It’s a great time for the internet. Not so great for the banks that are stuck on 1998 technology.
It’s a great time for the internet. Not so great for the banks that are stuck on 1998 technology.
@sgtstretch I still wish there were classes and a “drivers license” exam one had to take to be allowed to get on the internet.
@Pilchuck A coder I know have been programming COBOL for a bank and a telco until very recently. @sgtstretch
@odd First hand knowledge. Many banks still use COBOL. Upgrading “would incur unreasonable feduciary risk to customers and the bank.” In other words, they want to keep what they know works.

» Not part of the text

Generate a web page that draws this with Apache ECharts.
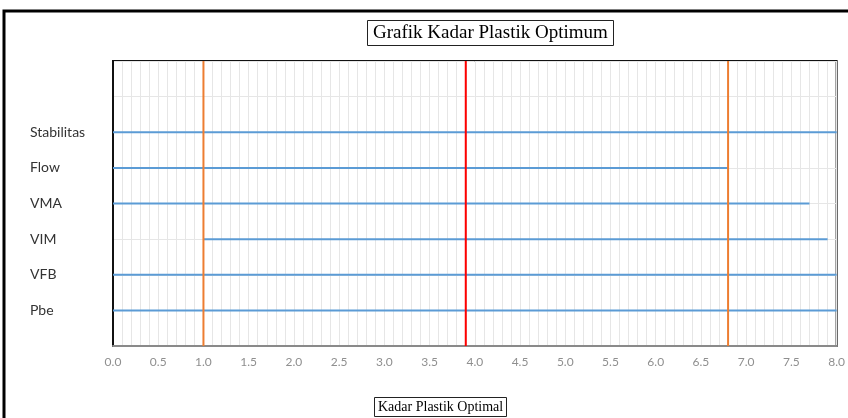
<!DOCTYPE html>
<html><head><meta charset="utf-8">
<script src="https://cdn.jsdelivr.net/npm/echarts@6/dist/echarts.min.js"></script>
<style>html,body{margin:0;padding:0;background:#fff}#c{width:848px;height:418px}</style>
</head><body><div id="c"></div>
<script>
const categories = ['Stabilitas', 'Flow', 'VMA', 'VIM', 'VFB', 'Pbe'];
const levels = [6, 5, 4, 3, 2, 1];
const rangeStart = [0, 0, 0, 1.0, 0, 0];
const rangeEnd = [8, 6.8, 7.7, 7.9, 8, 8];
const limitLines = [1.0, 6.8];
const optimum = 3.9;
const xTicks = [0, 0.5, 1, 1.5, 2, 2.5, 3, 3.5, 4, 4.5, 5, 5.5, 6, 6.5, 7, 7.5, 8];

const chart = echarts.init(document.getElementById('c'));
const series = [];
categories.forEach((c, i) => {
  series.push({
    name: c, type: 'line', symbol: 'none', animation: false,
    lineStyle: { color: '#5B9BD5', width: 2 },
    data: [[rangeStart[i], levels[i]], [rangeEnd[i], levels[i]]]
  });
});
limitLines.forEach(v => {
  series.push({
    type: 'line', symbol: 'none', animation: false, z: 3,
    lineStyle: { color: '#ED7D31', width: 2 },
    data: [[v, 0], [v, 8]]
  });
});
series.push({
  type: 'line', symbol: 'none', animation: false, z: 3,
  lineStyle: { color: '#FF0000', width: 2 },
  data: [[optimum, 0], [optimum, 8]]
});

chart.setOption({
  animation: false,
  title: [
    { text: 'Grafik Kadar Plastik Optimum', left: 367, top: 20,
      padding: [4, 6, 3, 6], borderColor: '#222', borderWidth: 1,
      textStyle: { fontFamily: 'Liberation Serif', fontSize: 19, fontWeight: 'normal', color: '#000' } },
    { text: 'Kadar Plastik Optimal', left: 374, top: 397,
      padding: [3, 4, 3, 4], borderColor: '#222', borderWidth: 1,
      textStyle: { fontFamily: 'Liberation Serif', fontSize: 14, fontWeight: 'normal', color: '#000' } }
  ],
  grid: { left: 113, right: 10, top: 61, bottom: 72, show: true, borderColor: '#111', borderWidth: 2 },
  xAxis: {
    type: 'value', min: 0, max: 8, interval: 0.5,
    axisLine: { show: true, lineStyle: { color: '#8a8a8a', width: 2 } },
    axisTick: { show: false },
    axisLabel: { color: '#8f8f8f', fontFamily: 'Lato', fontSize: 12, margin: 10,
      formatter: v => xTicks.includes(v) ? v.toFixed(1) : '' },
    splitLine: { show: true, lineStyle: { color: '#e6e6e6', width: 1 } },
    minorTick: { show: false, splitNumber: 5 },
    minorSplitLine: { show: true, lineStyle: { color: '#e6e6e6', width: 1 } }
  },
  yAxis: {
    type: 'value', min: 0, max: 8, interval: 1,
    axisLine: { show: true, lineStyle: { color: '#111', width: 2 } },
    axisTick: { show: false },
    axisLabel: { color: '#333', fontFamily: 'Lato', fontSize: 14, align: 'left', margin: 83,
      formatter: v => { const i = levels.indexOf(v); return i >= 0 ? categories[i] : ''; } },
    splitLine: { show: true, lineStyle: { color: '#e6e6e6', width: 1 } }
  },
  graphic: [
    { type: 'rect', shape: { x: 4, y: 11, width: 900, height: 500 }, z: -10,
      style: { fill: 'none', stroke: '#000', lineWidth: 3 } }
  ],
  series: series
});
</script></body></html>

Some agencies still use FORTRAN.
@odd @Pilchuck @Archimage I had to do some work on FoxPro database a few years ago for a small regional airport. It was crap and I was thrilled be be done with that project.
@sgtstretch Right out of college I was hired at a place to convert their system from FoxPro, so I had to work with the only person left at the company that knew FoxPro and their whole system. Not fun!
@Archimage I worked for an insurance company in the 1980s; the official programming language was PL/I, a successor to COBOL that incorporated structured programming concepts. It was pretty nice. If I remember rightly, it tried to include COBOL as a subset so that old COBOL programs could be updated in PL/I. I'd guess that both languages are relics now. I will say that they were (by design) good at handling massive databases such as you find in financial institutions. I have no idea of how more modern languages measure up.
@Archimage Hey, I know FORTRAN! Or used to, anyway. But you know what they say, it’s like riding a velocipede… Does this mean there is still a future for me in the tech industry?
@sgtstretch Not too much. It did show me a more clear path for what I wanted to do in the future.